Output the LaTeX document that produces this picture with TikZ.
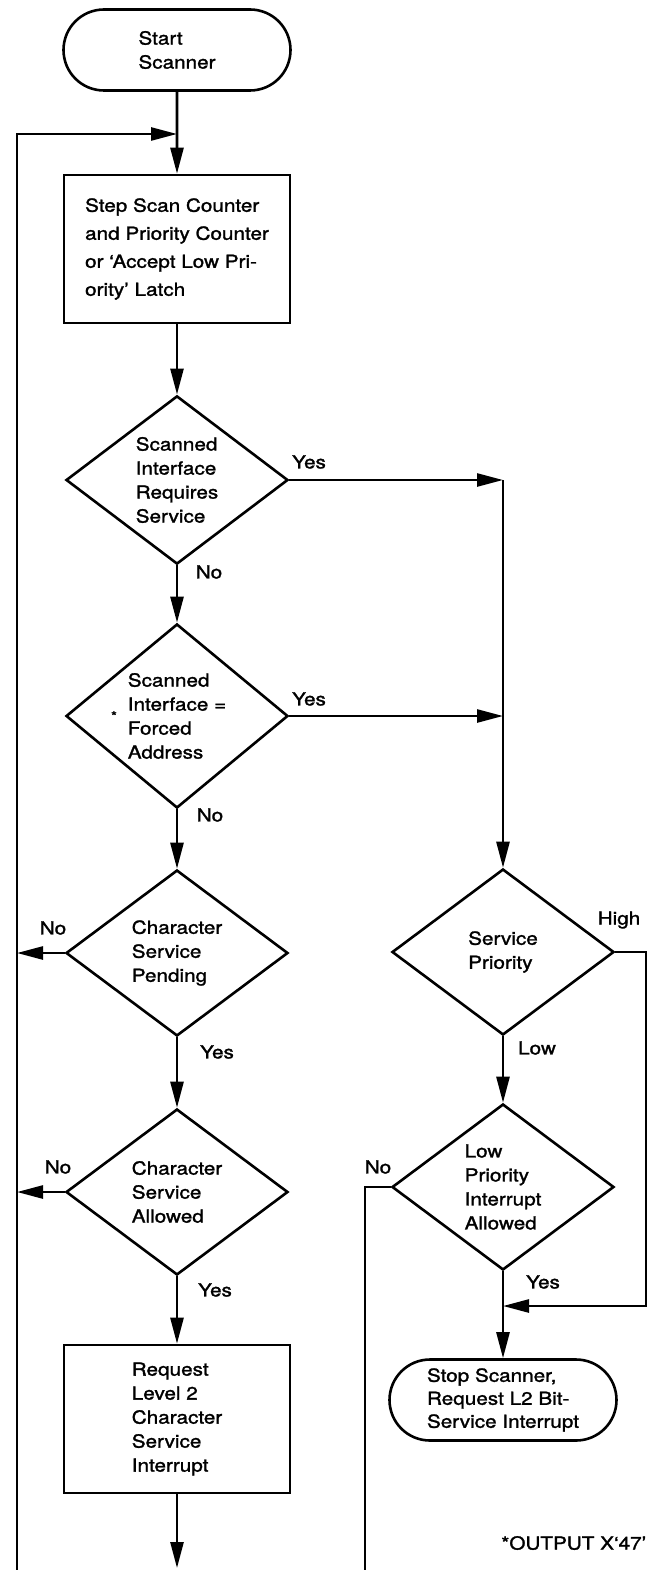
\documentclass[tikz,border=0pt]{standalone}
\usepackage{fontspec}
\setmainfont{TeX Gyre Heros}[FakeStretch=1.15, FakeBold=1.5]
\usetikzlibrary{shapes.geometric, shapes.misc, arrows.meta}

\begin{document}
\begin{tikzpicture}[x=1pt, y=-1pt, line width=2.6pt,
    font=\fontsize{18}{24}\selectfont,
    decision/.style={draw, diamond, inner sep=0pt, align=left, minimum width=222pt, minimum height=166pt},
    process/.style={draw, rectangle, inner sep=0pt, align=left, minimum width=226pt, minimum height=148pt},
    terminal/.style={draw, rounded rectangle, inner sep=0pt, align=left, minimum width=227pt, minimum height=81pt},
    flecha/.style={-{Triangle[length=26pt, width=13pt]}},
    etiqueta/.style={inner sep=0pt}]
    \useasboundingbox (0,0) rectangle (663,1570);

    % Columna izquierda
    \node[terminal] (start) at (177,50) {Start\\Scanner};
    \node[process, font=\fontsize{18}{28}\selectfont] (stepbox) at (177,249) {Step Scan Counter\\and Priority Counter\\or ‘Accept Low Pri-\\ority’ Latch};
    \node[decision] (scan) at (177,480) {Scanned\\Interface\\Requires\\Service};
    \node[decision] (forced) at (177,716) {Scanned\\Interface =\\Forced\\Address};
    \node[decision] (pending) at (177,953) {Character\\Service\\Pending};
    \node[decision] (allowed) at (177,1192) {Character\\Service\\Allowed};
    \node[process] (request) at (177,1419) {Request\\Level 2\\Character\\Service\\Interrupt};

    % Columna derecha
    \node[decision] (priority) at (503,952) {Service\\Priority};
    \node[decision] (lowok) at (503,1187) {Low\\Priority\\Interrupt\\Allowed};
    \node[terminal, font=\fontsize{18}{23}\selectfont] (stop) at (503,1400) {Stop Scanner,\\Request L2 Bit-\\Service Interrupt};

    % Puntos de union
    \coordinate (merge) at (177,134);
    \coordinate (looptop) at (17,134);
    \coordinate (loopbot) at (17,1570);
    \coordinate (endarrow) at (177,1568);
    \coordinate (rcol1) at (503,480);
    \coordinate (rcol2) at (503,716);
    \coordinate (hiturn) at (646,1306);
    \coordinate (hijoin) at (503,1306);
    \coordinate (nobot) at (365,1570);

    % Conectores
    \draw[flecha] (start) -- (stepbox);
    \draw[flecha] (loopbot) -- (looptop) -- (merge);
    \draw[flecha] (stepbox) -- (scan);
    \draw[flecha] (scan) -- (forced);
    \draw[flecha] (forced) -- (pending);
    \draw[flecha] (pending) -- (allowed);
    \draw[flecha] (allowed) -- (request);
    \draw[flecha] (request) -- (endarrow);
    \draw[flecha] (pending.west) -- (pending.west -| looptop);
    \draw[flecha] (allowed.west) -- (allowed.west -| looptop);
    \draw[flecha] (scan.east) -- (rcol1);
    \draw[flecha] (forced.east) -- (rcol2);
    \draw[flecha] (rcol1) -- (priority);
    \draw[flecha] (priority) -- (lowok);
    \draw[flecha] (priority.east) -| (hiturn) -- (hijoin);
    \draw (lowok.west) -| (nobot);
    \draw[flecha] (lowok) -- (stop);

    % Etiquetas
    \node[etiqueta] (yes1) at (309,462) {Yes};
    \node[etiqueta] (no1) at (209,572) {No};
    \node[etiqueta] (yes2) at (309,699) {Yes};
    \node[etiqueta] (no2) at (210,815) {No};
    \node[etiqueta] (no3) at (53,928) {No};
    \node[etiqueta] (yes3) at (217,1052) {Yes};
    \node[etiqueta] (no4) at (58,1167) {No};
    \node[etiqueta] (yes4) at (215,1290) {Yes};
    \node[etiqueta] (high) at (619,920) {High};
    \node[etiqueta] (low) at (537,1048) {Low};
    \node[etiqueta] (no5) at (378,1167) {No};
    \node[etiqueta] (yes5) at (543,1282) {Yes};
    \node[etiqueta, font=\fontsize{13}{13}\selectfont] (ast) at (114,716) {*};
    \node[etiqueta, anchor=west] (nota) at (500,1543) {*OUTPUT X‘47’};
\end{tikzpicture}
\end{document}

Short task: Set down again, exactly, the lines of the material above from its first line to the one with "(request) at (177,1419)", inclusive. Leave the pictures out.

Output:
Output the LaTeX document that produces this picture with TikZ.
\documentclass[tikz,border=0pt]{standalone}
\usepackage{fontspec}
\setmainfont{TeX Gyre Heros}[FakeStretch=1.15, FakeBold=1.5]
\usetikzlibrary{shapes.geometric, shapes.misc, arrows.meta}

\begin{document}
\begin{tikzpicture}[x=1pt, y=-1pt, line width=2.6pt,
    font=\fontsize{18}{24}\selectfont,
    decision/.style={draw, diamond, inner sep=0pt, align=left, minimum width=222pt, minimum height=166pt},
    process/.style={draw, rectangle, inner sep=0pt, align=left, minimum width=226pt, minimum height=148pt},
    terminal/.style={draw, rounded rectangle, inner sep=0pt, align=left, minimum width=227pt, minimum height=81pt},
    flecha/.style={-{Triangle[length=26pt, width=13pt]}},
    etiqueta/.style={inner sep=0pt}]
    \useasboundingbox (0,0) rectangle (663,1570);

    % Columna izquierda
    \node[terminal] (start) at (177,50) {Start\\Scanner};
    \node[process, font=\fontsize{18}{28}\selectfont] (stepbox) at (177,249) {Step Scan Counter\\and Priority Counter\\or ‘Accept Low Pri-\\ority’ Latch};
    \node[decision] (scan) at (177,480) {Scanned\\Interface\\Requires\\Service};
    \node[decision] (forced) at (177,716) {Scanned\\Interface =\\Forced\\Address};
    \node[decision] (pending) at (177,953) {Character\\Service\\Pending};
    \node[decision] (allowed) at (177,1192) {Character\\Service\\Allowed};
    \node[process] (request) at (177,1419) {Request\\Level 2\\Character\\Service\\Interrupt};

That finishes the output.